Django Unchained (R, 4/5 stars, currently priced at $4.99 to rent and $12.99 to buy) is the latest effort from Quentin Tarantino, and it does not disappoint!
Full disclosure: I am a Tarantino fan, but I don’t love ALL of his work. For example, I didn’t go in much for the Grindhouse series of highly stylized, retro slasher flicks, and I didn’t much care for Inglorious Basterds, either.
With the Grindhouse films, since I was a small child when the 70’s slasher flicks on which these movies were based were popular, it’s likely that most of the details, in-jokes, winks and references went over my head. To me, his Grindhouse series just seemed like a splatterfest that was high on exploitation but not very clever—and clever is one of the things I expect from a good Tarantino film.
As for Inglorious Basterds, it struck me as little more than a Nazi snuff/revenge film, as if Tarantino gleefully set about finding every possible way to make circa-WWII Nazis suffer, then wrote it down in a screenplay and filmed it. Also, while most of the performances in the movie were pretty strong, I felt Brad Pitt came across as little more than a caricature, and he didn’t have nearly as much screen time as you’d expect, based on the film’s trailers.
In Django Unchained, it seems like Tarantino is returning to the Western/outlaw roots he touched on in Kill Bill Volume 1 and Kill Bill Volume 2. As in those films, the hero of this story is an antihero: a gifted assassin who cuts his way through wave after wave of his enemies to see his justice done. Also like in Kill Bill, when the story begins the hero is a powerless victim, and he’s got a big score to settle.
Jamie Foxx (The Kingdom, Ray) plays Django, a slave who was separated from his wife when they were sold off, separately, as punishment for attempting to escape from the plantation where they were being kept. When Django is on a forced march in a chain gang of slaves, German bounty hunter Dr. King Shultz approaches the white men in charge. He’s after the bounty for a gang of brothers, but since he’s never seen them himself he needs someone who has seen them to verify their identities before he kills them. He’s aware of a slave named Django who can identify the men. I can’t say much more about the meeting between Shultz and Django without giving away some spoilers, but suffice it to say Shultz is a very enlightened, reasonable, and even gentle man, but he’s also fearless and even a bit ruthless when it comes to dealing with any rough and lawless men who dare stand in his way.

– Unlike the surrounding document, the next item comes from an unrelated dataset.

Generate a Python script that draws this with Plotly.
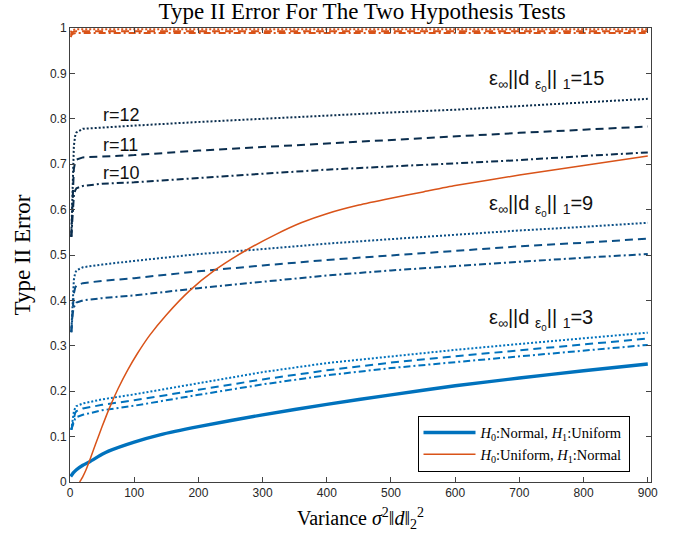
import plotly.graph_objects as go

# ---------------- data ----------------
x_r = [2, 4, 6, 8, 10, 20, 50, 100, 200, 300, 400, 500, 600, 700, 800, 900]

# eps*||d||_1 = 15
g15_r10 = [0.54, 0.60, 0.63, 0.642, 0.647, 0.652, 0.657, 0.660, 0.670, 0.679, 0.688, 0.695, 0.701, 0.709, 0.718, 0.726]
g15_r11 = [0.54, 0.64, 0.69, 0.705, 0.710, 0.715, 0.717, 0.720, 0.730, 0.738, 0.746, 0.754, 0.761, 0.769, 0.776, 0.783]
g15_r12 = [0.54, 0.68, 0.74, 0.762, 0.770, 0.778, 0.781, 0.785, 0.793, 0.800, 0.808, 0.814, 0.820, 0.828, 0.836, 0.844]

# eps*||d||_1 = 9
g9_r10 = [0.33, 0.37, 0.385, 0.392, 0.395, 0.400, 0.405, 0.411, 0.427, 0.441, 0.455, 0.466, 0.476, 0.485, 0.494, 0.502]
g9_r11 = [0.33, 0.39, 0.415, 0.428, 0.433, 0.438, 0.443, 0.449, 0.464, 0.477, 0.489, 0.499, 0.509, 0.519, 0.527, 0.536]
g9_r12 = [0.33, 0.41, 0.445, 0.460, 0.466, 0.473, 0.479, 0.487, 0.502, 0.513, 0.525, 0.535, 0.545, 0.554, 0.562, 0.571]

# eps*||d||_1 = 3
g3_r10 = [0.115, 0.125, 0.135, 0.140, 0.143, 0.148, 0.158, 0.168, 0.192, 0.215, 0.235, 0.251, 0.264, 0.277, 0.290, 0.302]
g3_r11 = [0.115, 0.130, 0.145, 0.152, 0.156, 0.162, 0.170, 0.180, 0.203, 0.226, 0.246, 0.263, 0.277, 0.290, 0.303, 0.316]
g3_r12 = [0.115, 0.135, 0.155, 0.163, 0.167, 0.173, 0.182, 0.193, 0.218, 0.242, 0.262, 0.277, 0.291, 0.304, 0.317, 0.329]

# Uniform-null tests (orange, near 1)
x_top = [1, 3, 6, 10, 20, 50, 100, 200, 300, 400, 500, 600, 700, 800, 900]
top_r10 = [0.980, 0.986, 0.988, 0.989, 0.989, 0.989, 0.989, 0.989, 0.989, 0.989, 0.989, 0.989, 0.989, 0.989, 0.989]
top_r11 = [0.985, 0.990, 0.992, 0.993, 0.993, 0.993, 0.993, 0.993, 0.993, 0.993, 0.993, 0.993, 0.993, 0.993, 0.993]
top_r12 = [0.990, 0.995, 0.996, 0.997, 0.997, 0.997, 0.997, 0.997, 0.997, 0.997, 0.997, 0.997, 0.997, 0.997, 0.997]

# H0: Normal, H1: Uniform
x_nu = [1, 5, 10, 20, 30, 50, 60, 100, 140, 200, 300, 400, 500, 600, 700, 800, 900]
y_nu = [0.012, 0.020, 0.027, 0.037, 0.044, 0.061, 0.068, 0.088, 0.104, 0.122, 0.148, 0.171, 0.192, 0.212, 0.229, 0.245, 0.260]

# H0: Uniform, H1: Normal
x_un = [15, 20, 25, 30, 40, 50, 62, 75, 90, 105, 124, 150, 186, 225, 275, 320, 360, 400, 450, 500, 550, 600, 700, 800, 900]
y_un = [0.0, 0.012, 0.027, 0.045, 0.084, 0.122, 0.165, 0.206, 0.247, 0.283, 0.323, 0.368, 0.421, 0.466, 0.511, 0.545,
        0.571, 0.591, 0.610, 0.625, 0.639, 0.653, 0.676, 0.697, 0.718]

x_ticks = [0, 100, 200, 300, 400, 500, 600, 700, 800, 900]
y_ticks = [0, 0.1, 0.2, 0.3, 0.4, 0.5, 0.6, 0.7, 0.8, 0.9, 1]
y_tick_text = ["0", "0.1", "0.2", "0.3", "0.4", "0.5", "0.6", "0.7", "0.8", "0.9", "1"]

# ---------------- styles ----------------
C15 = "#0a2d4d"
C9 = "#0b4f86"
C3 = "#0072bd"
CB = "#0072bd"
CO = "#d95319"
DOT = "2px,2px"
DASH = "8px,5px"
DASHDOT = "7px,3px,2px,3px"

fig = go.Figure()

def add(x, y, color, dash, width=2, name=None, show=False):
    fig.add_trace(go.Scatter(x=x, y=y, mode="lines", name=name, showlegend=show,
                             line=dict(color=color, dash=dash, width=width)))

for ys, c in [((g15_r10, g15_r11, g15_r12), C15), ((g9_r10, g9_r11, g9_r12), C9), ((g3_r10, g3_r11, g3_r12), C3)]:
    add(x_r, ys[0], c, DASHDOT)
    add(x_r, ys[1], c, DASH)
    add(x_r, ys[2], c, DOT)

add(x_top, top_r10, CO, DASHDOT)
add(x_top, top_r11, CO, DASH)
add(x_top, top_r12, CO, DOT)

fig.add_trace(go.Scatter(x=x_nu, y=y_nu, mode="lines", line=dict(color=CB, width=3.4, shape="spline", smoothing=0.6),
                         name="<i>H</i><sub>0</sub>:Normal, <i>H</i><sub>1</sub>:Uniform"))
fig.add_trace(go.Scatter(x=x_un, y=y_un, mode="lines", line=dict(color=CO, width=1.5, shape="spline", smoothing=0.5),
                         name="<i>H</i><sub>0</sub>:Uniform, <i>H</i><sub>1</sub>:Normal"))

SANS = "Liberation Sans, Arial, sans-serif"
SERIF = "Liberation Serif, Times New Roman, serif"

ann = []
for txt, yy in [("r=12", 0.809), ("r=11", 0.743), ("r=10", 0.681)]:
    ann.append(dict(x=48, y=yy, xref="x", yref="y", text=txt, showarrow=False, xanchor="left", yanchor="middle",
                    font=dict(family=SANS, size=18, color="#111")))
for val, yy in [("15", 0.884), ("9", 0.608), ("3", 0.359)]:
    ann.append(dict(x=650, y=yy, xref="x", yref="y",
                    text="ε<sub>∞</sub>||d <sub>ε<sub>0</sub></sub>|| <sub>1</sub>=" + val,
                    showarrow=False, xanchor="left", yanchor="middle",
                    font=dict(family=SANS, size=20, color="#111")))

fig.update_layout(
    width=677, height=534,
    margin=dict(l=70, r=26, t=28, b=52),
    paper_bgcolor="white", plot_bgcolor="white",
    title=dict(text="Type II Error For The Two Hypothesis Tests", x=0.535, xanchor="center", y=0.979, yanchor="middle",
               font=dict(family=SERIF, size=23, color="#000")),
    annotations=ann,
    legend=dict(x=0.963, y=0.023, xanchor="right", yanchor="bottom", bgcolor="white",
                bordercolor="#000", borderwidth=1, font=dict(family=SERIF, size=14.5, color="#000"),
                tracegroupgap=0, itemwidth=52),
    showlegend=True,
)
fig.update_xaxes(range=[0, 905], tickvals=x_ticks, ticks="inside", ticklen=5, mirror="ticks", showline=True,
                 linecolor="#404040", linewidth=1, showgrid=False, zeroline=False, automargin=False,
                 tickfont=dict(family=SANS, size=12, color="#262626"),
                 title=dict(text="Variance <i>σ</i><sup>2</sup>‖<i>d</i>‖<sub>2</sub><sup>2</sup>",
                            font=dict(family=SERIF, size=20, color="#000"), standoff=11))
fig.update_yaxes(range=[0, 1], tickvals=y_ticks, ticktext=y_tick_text, ticks="inside", ticklen=5, mirror="ticks",
                 showline=True, linecolor="#404040", linewidth=1, showgrid=False, zeroline=False, automargin=False,
                 tickfont=dict(family=SANS, size=12, color="#262626"),
                 title=dict(text="Type II Error", font=dict(family=SERIF, size=23, color="#000"), standoff=12))

fig.write_html("out.html", config={"displayModeBar": False},
               post_script="document.body.style.margin='0';")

Shultz grants Django his freedom in exchange for Django’s agreement to team up as bounty hunters through the winter, with an eye toward locating Django’s wife and freeing her after the thaw.
So the plot is pretty straightforward. But as with Tarantino’s best work, it’s the little things that add up to more than the sum of the parts here. The dialog is both witty and clever, serving to amuse while also revealing the various characters’ true motivations and meanings in very subtle ways. The performances are solid across the board, with Christoph Waltz (as Shultz) and Jamie Foxx (as Django) being the real standouts, as you’d expect. Also like the rest of Tarantino’s best work, you’ll find violence cheek by jowl with humor in this movie.
However, I disagree with the reviewers who said this is Tarantino’s most graphically violent and bloody picture to date: that honor still goes to the Kill Bill films, in my opinion. There’s plenty of violence and blood, and many, MANY people are gunned down in a spray of bullets and blood. There’s a bit involving attack dogs that’s a little hard to stomach too, but believe it or not, I came away feeling that if anything, compared to the torture porn in films like the Saw franchise, Tarantino has become downright restrained in his depictions of death.
Leonardo DiCaprio as Calvin Candie was a big surprise for me in this film. The plantation owner he plays could’ve easily been turned into a two-dimensional stereotype seen so often in films about the deep South before the Civil War. But DiCaprio’s interpretation of this casually vicious man makes him not only believable, but thoroughly human. While you may despise Candie for his beliefs about race, DiCaprio’s performance makes the inconceivable…believable. Watching the film, you can understand how it was possible for men like Calvin Candie to exist and feel completely justified in all they did.
As a final note, I’d like to recommend the Django Unchained Original Motion Picture Soundtrack (4.5/5 stars, currently priced at $13.49). It’s an eclectic mixture of spaghetti western, soul, folk, spiritual and hip-hop, and it includes many snippets of dialog from the movie as well. Finding just the right piece of music, that’s somehow both fitting and a little surprising, has become a Tarantino trademark, and this soundtrack is no exception.